Which interestingly enough brings me right into point #2. Corley (and many others, I might add) suggests that critics are critics due to a personal nature, and not for any kind of Biblical reason. Now maybe I read Corley wrong, but that's what I got out of what he said. If we're taking this cold, hard look at what the Scriptures say on these matters, one can only assume Corley means to say that this hasn't been done prior to expressing critique. I find it ironic though, that the defenders of people such as Rick Warren and Joel Osteen will say the exact same thing - and will quote all kinds of verses (out of context of course) about loving our neighbor and not being judgemental, etc. so forth and so on, while conveniently ignoring whole passages of Scripture that pertain to holiness in speech and conduct, reverance for God, and being circumspect in the last days where false teachers are in such abundance, that we're to be diligent in such matters.
The fact of the matter is, of all the various ministry and evangelical movement critics I've read over the last several years the vast majority of them do not criticize based on personal opinion or "feeling" but from a reasoned, rational and clear Biblical worldview.

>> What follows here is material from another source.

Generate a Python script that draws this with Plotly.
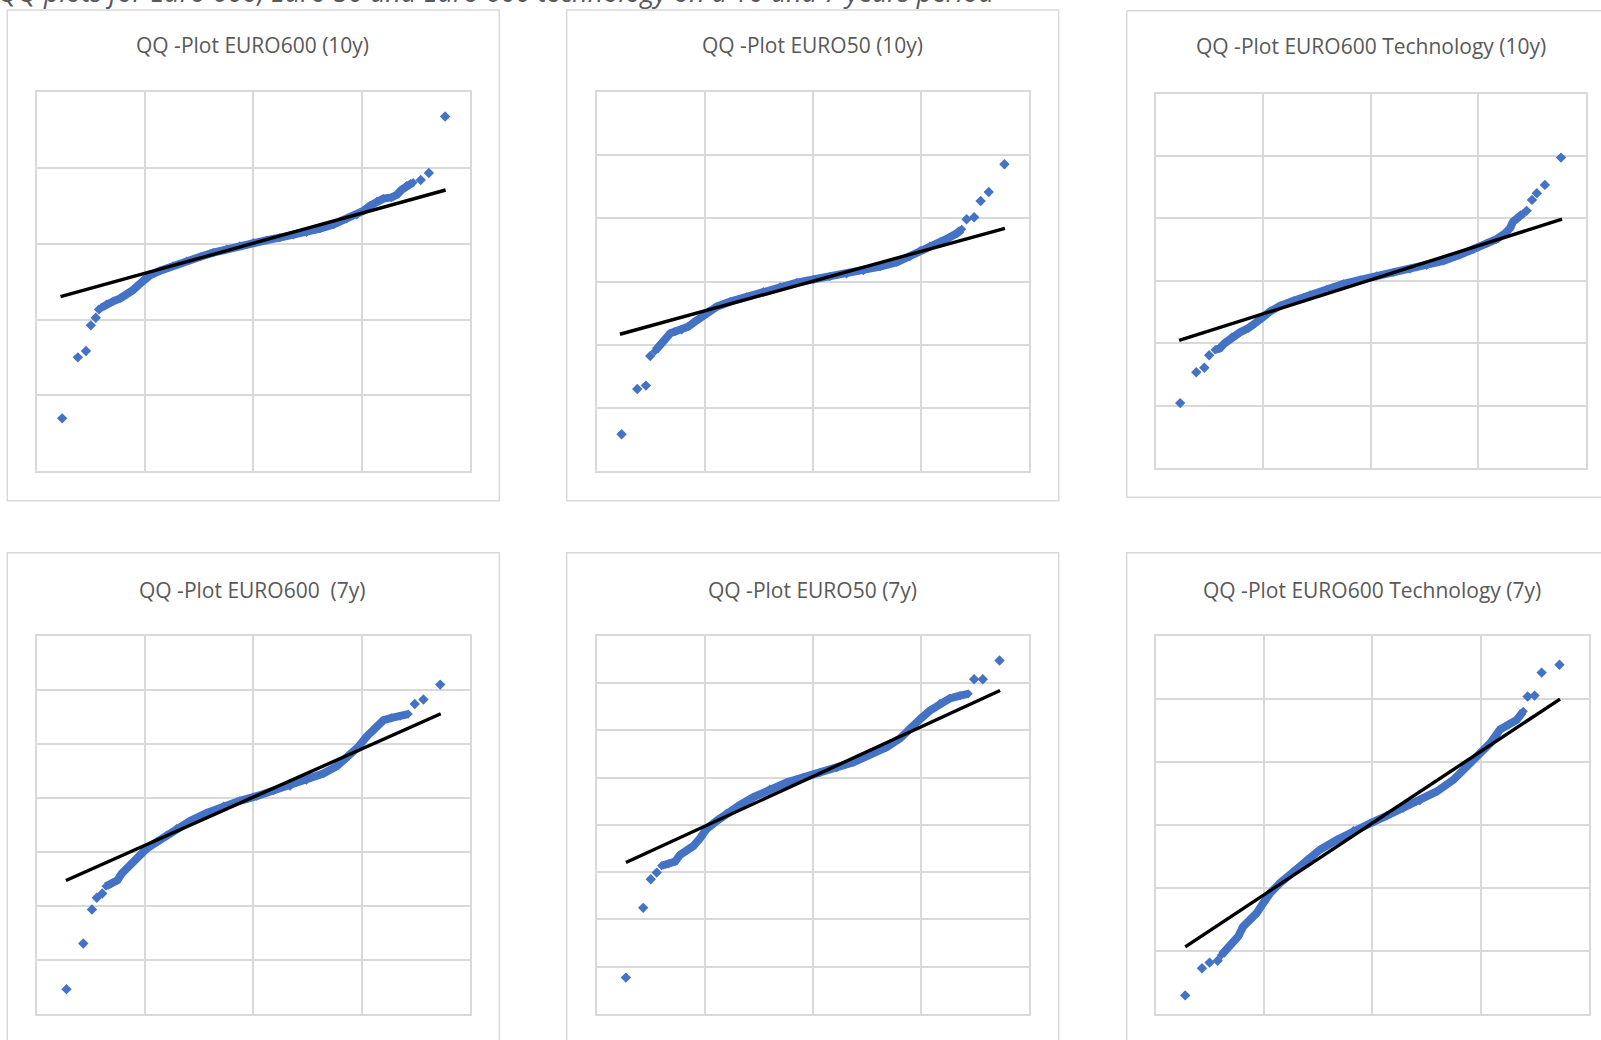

We may not all agree with everything we read or hear, but in the interest of fairness I think it's prudent to point out that these folks do come at these things from a Scriptural point of view. Granted, this is certainly subjective but I'd venture to guess we all read/listen to many of the same folks, and these are men that are not usually defined by "hurt feelings". Sure, there are some folks out there that just vent for the sake of venting (and you can always tell that's what they're doing), but let's be honest and admit that most folks that are going to take the time to express a fair and reasonable critique of a modern evangelical movement or ministry are going to do so from a Biblical worldview, not from a position of personal angst or hurt feelings. You may disagree on this, but this is my experience.

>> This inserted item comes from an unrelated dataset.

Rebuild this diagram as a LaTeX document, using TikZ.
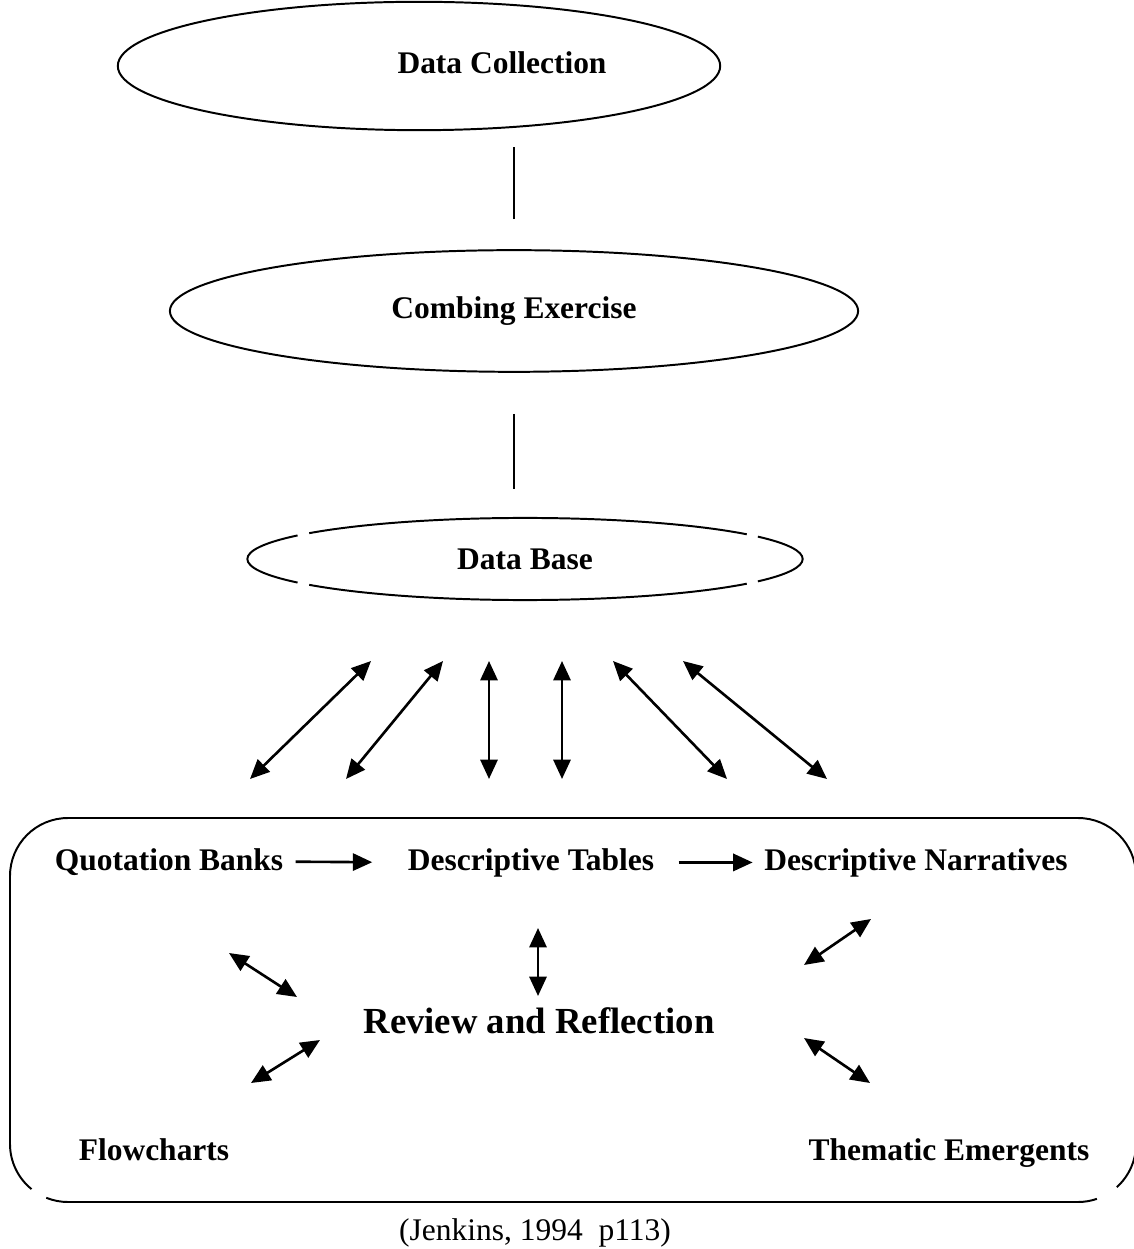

And this brings me right to point #3. Corley suggests that those who critique Driscoll, etc., are just doing it because they've jumped on the bandwagon and may not even know what in the world they're talking about. I would agree with him in part. While I would prefer to make this a general application of conduct and not about Driscoll, I do have to say that it is true and that some people have simply based their opinion of him based on what others have said (and they have admitted that they've done this, which is the only reason I can say that this is true - based on their own honesty). I would like to point out however... that this is so ironic, I can barely type this without wanting to laugh (problem is, it's not funny). Corley rightly critiques those who have jumped on the bandwagon armed with nothing but the opinion of others - but then in the very same post, makes the implication that if key evangelical leaders endorse him, then who are we to judge? Now I know it's not just me, but the inconsistancy in that is simply glaring. If we are going to be critical then we need to be so based on facts, not on heresay. Likewise, if we are going to support someone we also need to do so based on first hand information, not just because someone more famous than we are, supports them.

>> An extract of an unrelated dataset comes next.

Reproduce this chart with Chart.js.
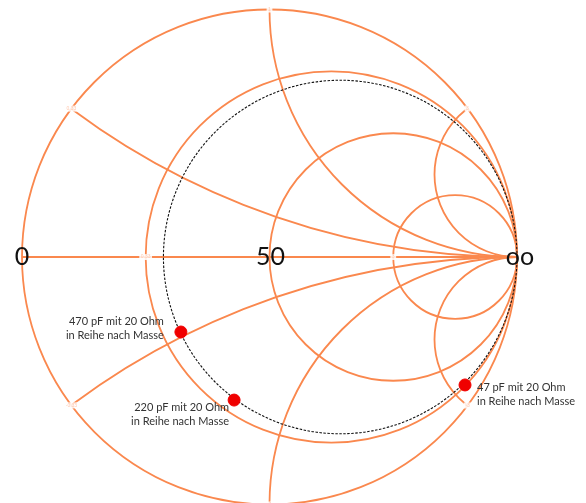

This bandwagon jumping is done from both sides of this issue, and it's actually not always a bad thing. Jerry Bridges has a book out right now called Respectable Sins. It's a great book that I first heard about through a friend who knows this brother and discussed the book with him last fall. Before long I noticed more and more bloggers who had the book, were reading through the book and blogging about it. Not long after that, my own pastor mentioned the book and said he's planning a sermon series based on the book. I got the book myself and read it, and have heartily recommended it to others who are also now reading it. We all jumped on the Jerry Bridge's bandwagon, and it's been a really good thing. In this example, those who jumped on the bandwagon did it based on the opinions of others, but have also taken the time to investigate the matter being so heavily endorsed. That makes all the difference.
Where it can be a bad thing, is when we (no matter which side of the issue we land on) simply take up a cause because someone else did. Someone that we admire, or highly respect. This should be obvious, but this is exactly what many of us are expected to do as it pertains to Driscoll. We're expected to be perfectly accepting of whatever he says and does, because men like Mahaney, Piper, etc. appear to be (at least publicly) accepting of what he says and does (or at the very least don't have as much of an issue with him as some others do). While I will stress once again that I really do not want to make this about Driscoll, it's pretty hard to leave him completely out of the application, based on Corley's statements.
Lest anyone think I'm picking on Corley, I assure you I'm not. I don't know the man, and for all I know he's a perfectly pleasant brother. What I do know is that his post is a great example of the very same message I've been seeing for some time now. Where on the ecumenical side of things folks just want everyone to get along and sing Kumbaya (at the cost of sound doctrine, which we all know just divides anyway, and Jesus just wants us to love everyone), now we're seeing a sort of flip-side to this, in that as long as you call yourself (or others assume you are) "reformed", or as long as you "get the gospel right", nothing else seems to matter. Or, nothing else seems to matter enough to make a difference in what we're so eager to accept.
So with all of that said, what is the bigger picture that I mentioned above? To me it's really simple, and the answer is the same to that question as it is to Mike Corley's question of "what are we to make of it?" I'll answer it with a few questions of my own:
• Do we do what we do and say what we say for the applause of men, or the glory of God?
• Do we accept and support a ministry or pastor based on his own merits, or do we just nod our heads in approval because someone we like has supported them?
• Do we take the time to do our own homework, or do we just hoot & holler and say "yeah, what HE said!"?
• Are we Bereans, and does Biblical discernment really matter, or do we just give a lot of lip-sevice to both?
Those questions apply to me before they apply to anyone else, and for me, they're some pretty serious questions.
At the end of the day, it's OKAY to disagree with someone you respect. It doesn't automatically mean they're right, and it doesn't automatically mean you're right, but it should give you good cause to search the Scriptures to get a better understanding of why you're disagreeing, and cause you to feel humbled, teachable, and eager to grow in grace. It may turn out that you were wrong, and it may turn out that THEY were wrong. Not one of us has "arrived" yet, and it's a huge mistake to assume anyone has, no matter how well-known, or how unknown they might be. None of this should be about personality, but it should all be approached from the perspective that God's opinion is the only one that really matters.
Sometimes I think we all forget that, even if just for a moment.